"Mutluluk, sahip olduklarımızdan çok, onlara nasıl baktığımızdır."
Geçtiğimiz günlerde sosyal medyada bir videoya denk geldim. Fenomenlerden biri, "Sosyal medyada harika bir işim var, birikim yapabiliyorum, işlerim iyi, istediğim zaman seyahat edebiliyorum, mutluyum ama…" diyerek bir serzenişte bulunuyor kendisini sorguya çekiyordu. Video dikkatimi çekti o kişinin profilini biraz inceledim.
Milyonlarca takipçisi var, iyi kazanıyor, özgürce yaşıyor ama "Mutlu değilim" diyerek aslında günümüz dünya düzenine sessizce bir çığlık atıyor!
Biz neden mutlu olamıyoruz?
Asıl engel ne?
Bugünün insanı tarihin en rahat döneminde yaşıyor; fakat en mutsuz dönemini hissediyor.
Çünkü mutluluğun yerini karşılaştırma kültürü aldı. Sosyal medya hepimize bir ayna tutmuyor. Aksine bizi sürekli başkalarının vitrinleriyle yüzleştiriyor.
Böyle olunca elimizde ne olursa olsun eksik görünmeye başlıyor. Ve kısa vadede yakalayabildiğimiz o mutluluk yine elimizden uçup gidiyor.

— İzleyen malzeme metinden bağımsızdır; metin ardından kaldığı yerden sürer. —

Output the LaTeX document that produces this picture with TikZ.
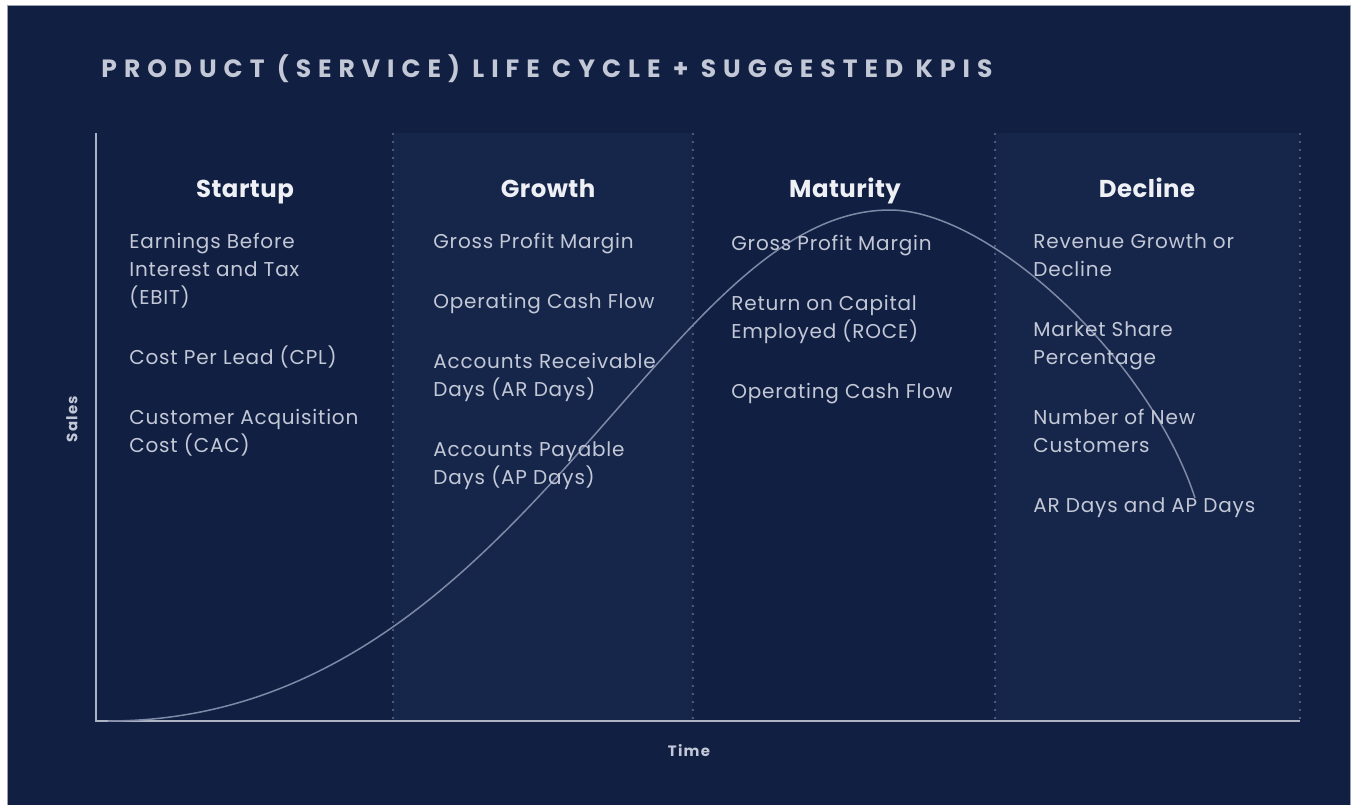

Milyonlar kazansak bile bir başkasının hayatı daha parlak gözükebiliyor.
Tatil yapıyoruz ama başkasının tatili daha güzel. Başarılı işler yapıyoruz ama birinin başarıları daha büyük.
İyi bir hayatımız var ama daha iyisi her zaman mümkün. Çünkü biz olmayan "başkaları" bizden daha "mutlu"
Belki de problem şu:
Mutluyuz aslında; fakat daha çok şey istiyoruz. Mutluluğu maddi şeylerle ilişkilendiriyoruz ondandır belki de hep.
Doyum noktası olmayan bir çağın içindeyiz.
Para yetmiyor, başarı yetmiyor, özgürlük yetmiyor.
Hatta bazen sevgi bile yetmiyor.
Çünkü mutluluğu dışarıdan bekliyoruz.
Bir terfi, bir tatil, bir hediye, bir alkış…
Ama hiçbir şey içimizdeki boşluğu tam olarak kapatmıyor. Hatta o boşluk daha da büyüyor.
Bu yüzden fenomenler "bile" mutlu değil. -O milyonlarca insanın ulaşmak istediği, makam mevki şöhret para sahibi insanlar-
Çünkü en yüksek tepeye çıkınca manzara güzelleşmiyor; gözler değişmeyince hiçbir yer değişmiyor.
Gerçek soru şu:
Biz mutluluğu yanlış yerlerde mi arıyoruz?
Belki de mutluluk büyük başarılarda
takipçi listelerinde,
lüks otellerde değil…
Belki de mutluluk, elimizde olanları fark etme cesaretinde.
Bir sabah kahvesinde, bir dost sohbetinde, bir nefeslik huzurda.
Bugünün dünyasında amasız mutluluk zor
çünkü biz mutluluğu bir hedef sandık.
Oysa mutluluk bir varış değil; bir hal, bir farkındalık, bir bakış açısı.
Ve belki de çözüm çok basit:
Mutlu olmak için daha fazlasına değil; bakışımızı değiştirmeye ihtiyacımız var.